RAW DATA >>
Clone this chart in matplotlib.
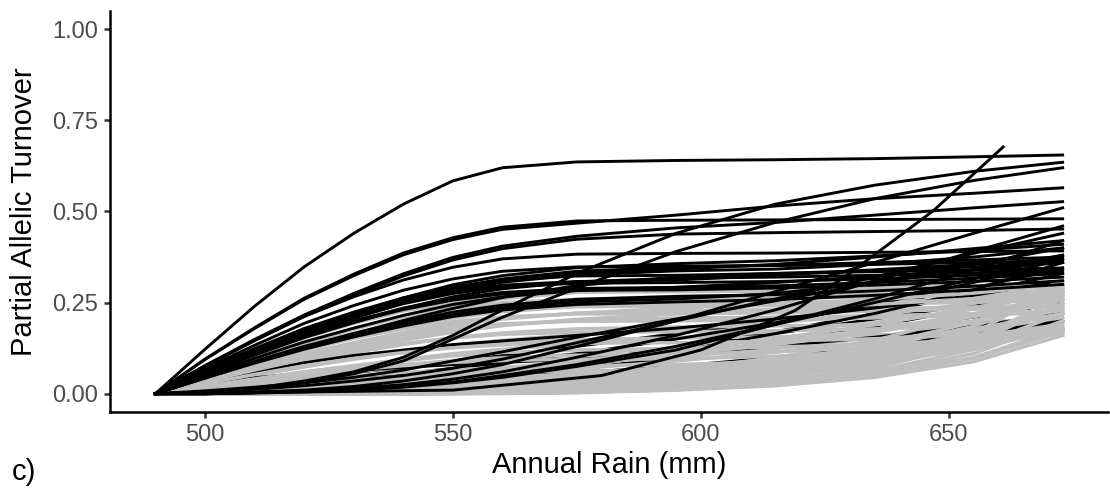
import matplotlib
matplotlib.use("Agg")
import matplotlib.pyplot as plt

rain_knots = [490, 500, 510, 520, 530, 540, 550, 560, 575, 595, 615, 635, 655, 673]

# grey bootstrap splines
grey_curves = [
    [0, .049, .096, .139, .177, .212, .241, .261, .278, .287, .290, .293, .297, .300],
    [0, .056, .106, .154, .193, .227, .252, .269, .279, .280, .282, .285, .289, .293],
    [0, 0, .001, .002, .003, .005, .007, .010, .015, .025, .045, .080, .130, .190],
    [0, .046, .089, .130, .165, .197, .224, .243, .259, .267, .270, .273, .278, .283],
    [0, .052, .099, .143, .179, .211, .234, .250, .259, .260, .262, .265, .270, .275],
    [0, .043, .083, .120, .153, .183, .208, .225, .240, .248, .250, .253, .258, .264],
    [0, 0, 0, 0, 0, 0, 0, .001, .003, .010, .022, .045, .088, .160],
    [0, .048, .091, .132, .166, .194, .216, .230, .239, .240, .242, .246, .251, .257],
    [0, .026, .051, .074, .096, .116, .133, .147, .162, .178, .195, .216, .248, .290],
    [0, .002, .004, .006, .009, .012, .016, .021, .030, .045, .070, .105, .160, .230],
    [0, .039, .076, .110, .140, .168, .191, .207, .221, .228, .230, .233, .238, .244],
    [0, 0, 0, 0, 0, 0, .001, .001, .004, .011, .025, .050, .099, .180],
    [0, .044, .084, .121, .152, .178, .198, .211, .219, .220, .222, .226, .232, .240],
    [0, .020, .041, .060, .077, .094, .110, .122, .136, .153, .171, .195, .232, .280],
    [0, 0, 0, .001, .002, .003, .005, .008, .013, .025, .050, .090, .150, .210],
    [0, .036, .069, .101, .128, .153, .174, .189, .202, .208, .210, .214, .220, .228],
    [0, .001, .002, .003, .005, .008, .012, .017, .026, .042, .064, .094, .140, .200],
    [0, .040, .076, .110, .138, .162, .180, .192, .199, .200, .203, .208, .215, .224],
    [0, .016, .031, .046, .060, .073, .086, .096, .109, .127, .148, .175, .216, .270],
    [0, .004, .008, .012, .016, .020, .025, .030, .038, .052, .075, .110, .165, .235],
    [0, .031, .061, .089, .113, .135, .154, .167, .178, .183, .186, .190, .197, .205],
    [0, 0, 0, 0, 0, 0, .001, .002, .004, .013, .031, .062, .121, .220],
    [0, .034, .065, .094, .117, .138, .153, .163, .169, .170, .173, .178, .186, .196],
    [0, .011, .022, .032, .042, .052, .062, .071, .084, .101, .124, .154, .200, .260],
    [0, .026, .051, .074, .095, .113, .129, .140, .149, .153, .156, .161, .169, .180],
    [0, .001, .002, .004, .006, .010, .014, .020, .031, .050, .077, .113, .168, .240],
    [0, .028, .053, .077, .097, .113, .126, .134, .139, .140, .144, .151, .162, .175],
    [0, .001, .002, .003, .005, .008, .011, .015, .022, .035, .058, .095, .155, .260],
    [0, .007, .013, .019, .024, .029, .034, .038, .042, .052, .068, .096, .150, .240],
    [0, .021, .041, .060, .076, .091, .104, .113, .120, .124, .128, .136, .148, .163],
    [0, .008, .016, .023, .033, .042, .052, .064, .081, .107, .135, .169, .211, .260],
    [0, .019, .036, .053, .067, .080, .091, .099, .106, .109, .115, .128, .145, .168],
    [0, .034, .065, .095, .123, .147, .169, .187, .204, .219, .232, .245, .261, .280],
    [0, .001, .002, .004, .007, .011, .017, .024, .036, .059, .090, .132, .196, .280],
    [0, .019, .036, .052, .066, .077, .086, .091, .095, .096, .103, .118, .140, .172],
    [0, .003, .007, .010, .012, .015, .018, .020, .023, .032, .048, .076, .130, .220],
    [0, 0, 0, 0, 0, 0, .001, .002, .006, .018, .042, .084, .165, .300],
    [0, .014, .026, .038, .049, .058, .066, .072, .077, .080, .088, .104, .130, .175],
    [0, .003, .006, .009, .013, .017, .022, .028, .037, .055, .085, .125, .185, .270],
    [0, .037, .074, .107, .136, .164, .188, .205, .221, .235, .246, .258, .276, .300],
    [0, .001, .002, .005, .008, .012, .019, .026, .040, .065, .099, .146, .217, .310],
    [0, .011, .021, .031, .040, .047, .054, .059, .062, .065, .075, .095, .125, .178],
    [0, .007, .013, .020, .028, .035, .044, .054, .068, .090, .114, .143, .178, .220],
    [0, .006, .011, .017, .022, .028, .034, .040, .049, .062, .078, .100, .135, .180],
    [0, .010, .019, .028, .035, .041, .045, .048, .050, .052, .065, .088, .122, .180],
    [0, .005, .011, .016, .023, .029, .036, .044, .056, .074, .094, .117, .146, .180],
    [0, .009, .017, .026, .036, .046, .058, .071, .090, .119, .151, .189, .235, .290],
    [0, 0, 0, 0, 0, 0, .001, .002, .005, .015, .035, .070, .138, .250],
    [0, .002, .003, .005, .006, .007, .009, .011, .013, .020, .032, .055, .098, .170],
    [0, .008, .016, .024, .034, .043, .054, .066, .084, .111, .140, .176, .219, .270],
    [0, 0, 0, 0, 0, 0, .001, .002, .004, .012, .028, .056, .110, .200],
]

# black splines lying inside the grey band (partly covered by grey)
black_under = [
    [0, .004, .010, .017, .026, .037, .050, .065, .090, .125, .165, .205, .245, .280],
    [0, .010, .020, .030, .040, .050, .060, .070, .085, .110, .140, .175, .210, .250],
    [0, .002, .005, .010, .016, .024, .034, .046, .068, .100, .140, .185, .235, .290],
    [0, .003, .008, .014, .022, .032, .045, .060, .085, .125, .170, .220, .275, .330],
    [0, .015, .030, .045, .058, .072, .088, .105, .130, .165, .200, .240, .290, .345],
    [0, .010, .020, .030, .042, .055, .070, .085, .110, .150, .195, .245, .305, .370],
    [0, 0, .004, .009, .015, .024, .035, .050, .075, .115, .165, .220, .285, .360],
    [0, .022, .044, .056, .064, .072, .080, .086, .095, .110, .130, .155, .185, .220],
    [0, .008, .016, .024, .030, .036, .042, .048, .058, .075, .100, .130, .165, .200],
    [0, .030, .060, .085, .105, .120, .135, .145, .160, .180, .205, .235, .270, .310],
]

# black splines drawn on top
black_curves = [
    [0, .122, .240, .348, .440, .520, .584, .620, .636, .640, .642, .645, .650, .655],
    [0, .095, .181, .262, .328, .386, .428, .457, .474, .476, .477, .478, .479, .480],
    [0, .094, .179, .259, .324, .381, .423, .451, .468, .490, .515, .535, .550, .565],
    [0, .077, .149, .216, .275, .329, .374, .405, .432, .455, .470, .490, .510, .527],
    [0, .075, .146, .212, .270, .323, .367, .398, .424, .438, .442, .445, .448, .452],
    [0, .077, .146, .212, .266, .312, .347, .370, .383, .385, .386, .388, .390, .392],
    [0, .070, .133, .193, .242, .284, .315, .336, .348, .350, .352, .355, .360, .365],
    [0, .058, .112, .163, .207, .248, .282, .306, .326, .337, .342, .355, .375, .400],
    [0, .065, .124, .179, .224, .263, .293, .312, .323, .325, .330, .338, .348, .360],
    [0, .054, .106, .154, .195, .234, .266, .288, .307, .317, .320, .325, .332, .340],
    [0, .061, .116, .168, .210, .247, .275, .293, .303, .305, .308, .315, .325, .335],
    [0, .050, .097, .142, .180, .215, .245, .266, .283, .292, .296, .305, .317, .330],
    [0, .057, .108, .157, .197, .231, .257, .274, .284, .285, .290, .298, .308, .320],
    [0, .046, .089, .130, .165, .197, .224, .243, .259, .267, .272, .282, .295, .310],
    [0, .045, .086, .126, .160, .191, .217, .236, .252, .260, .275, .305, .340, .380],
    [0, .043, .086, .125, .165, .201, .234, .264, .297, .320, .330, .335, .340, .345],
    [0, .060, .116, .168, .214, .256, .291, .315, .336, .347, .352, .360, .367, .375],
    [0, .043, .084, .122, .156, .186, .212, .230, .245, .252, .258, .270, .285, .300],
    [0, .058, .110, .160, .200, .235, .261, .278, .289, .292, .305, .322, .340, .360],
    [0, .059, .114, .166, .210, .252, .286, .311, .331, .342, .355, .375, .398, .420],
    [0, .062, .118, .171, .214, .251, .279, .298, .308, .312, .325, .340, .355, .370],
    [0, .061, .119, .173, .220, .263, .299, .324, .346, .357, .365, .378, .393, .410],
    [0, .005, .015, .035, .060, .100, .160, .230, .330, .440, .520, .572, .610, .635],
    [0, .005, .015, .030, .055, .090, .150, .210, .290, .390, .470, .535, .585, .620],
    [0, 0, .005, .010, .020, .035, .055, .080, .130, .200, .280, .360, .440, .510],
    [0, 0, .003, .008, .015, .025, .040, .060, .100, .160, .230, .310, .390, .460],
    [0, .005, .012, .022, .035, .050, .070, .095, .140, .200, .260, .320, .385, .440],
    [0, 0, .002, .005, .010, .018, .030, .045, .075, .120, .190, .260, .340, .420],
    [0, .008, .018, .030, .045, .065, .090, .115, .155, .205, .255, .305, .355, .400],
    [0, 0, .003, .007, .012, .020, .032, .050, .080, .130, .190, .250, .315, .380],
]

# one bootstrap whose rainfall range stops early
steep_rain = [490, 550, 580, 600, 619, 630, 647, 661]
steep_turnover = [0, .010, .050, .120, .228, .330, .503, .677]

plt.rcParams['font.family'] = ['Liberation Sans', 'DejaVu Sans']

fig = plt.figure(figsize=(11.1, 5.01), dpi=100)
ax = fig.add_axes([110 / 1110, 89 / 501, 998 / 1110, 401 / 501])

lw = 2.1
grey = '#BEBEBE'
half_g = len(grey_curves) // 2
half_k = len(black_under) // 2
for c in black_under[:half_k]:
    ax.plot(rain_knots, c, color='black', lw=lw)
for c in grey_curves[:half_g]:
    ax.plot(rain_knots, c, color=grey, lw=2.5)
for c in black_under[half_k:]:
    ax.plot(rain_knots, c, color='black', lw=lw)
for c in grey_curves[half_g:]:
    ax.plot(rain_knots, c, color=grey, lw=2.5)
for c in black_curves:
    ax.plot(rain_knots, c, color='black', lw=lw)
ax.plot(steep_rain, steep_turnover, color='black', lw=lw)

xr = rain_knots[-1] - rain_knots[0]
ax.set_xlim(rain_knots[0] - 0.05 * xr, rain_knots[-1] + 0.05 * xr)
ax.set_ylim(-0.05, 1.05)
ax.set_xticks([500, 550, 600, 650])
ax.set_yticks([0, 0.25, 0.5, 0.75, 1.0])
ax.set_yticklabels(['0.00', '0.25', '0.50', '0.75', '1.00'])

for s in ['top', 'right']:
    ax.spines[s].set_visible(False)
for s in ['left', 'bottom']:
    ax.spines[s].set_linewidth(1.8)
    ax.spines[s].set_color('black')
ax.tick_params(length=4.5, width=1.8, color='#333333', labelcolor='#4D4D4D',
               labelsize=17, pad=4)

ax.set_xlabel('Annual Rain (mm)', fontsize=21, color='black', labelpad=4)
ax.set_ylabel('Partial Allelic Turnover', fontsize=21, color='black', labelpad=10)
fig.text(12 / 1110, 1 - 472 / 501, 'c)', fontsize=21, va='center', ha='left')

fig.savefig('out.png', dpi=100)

INSTRUCTIONS TO FOLLOW >> Go from the first line of the data above to the line containing "635, 655, 673]" and retype exactly those lines, both included, but none of the pictures.

ANSWER TO THIS EXERCISE >>
Clone this chart in matplotlib.
import matplotlib
matplotlib.use("Agg")
import matplotlib.pyplot as plt

rain_knots = [490, 500, 510, 520, 530, 540, 550, 560, 575, 595, 615, 635, 655, 673]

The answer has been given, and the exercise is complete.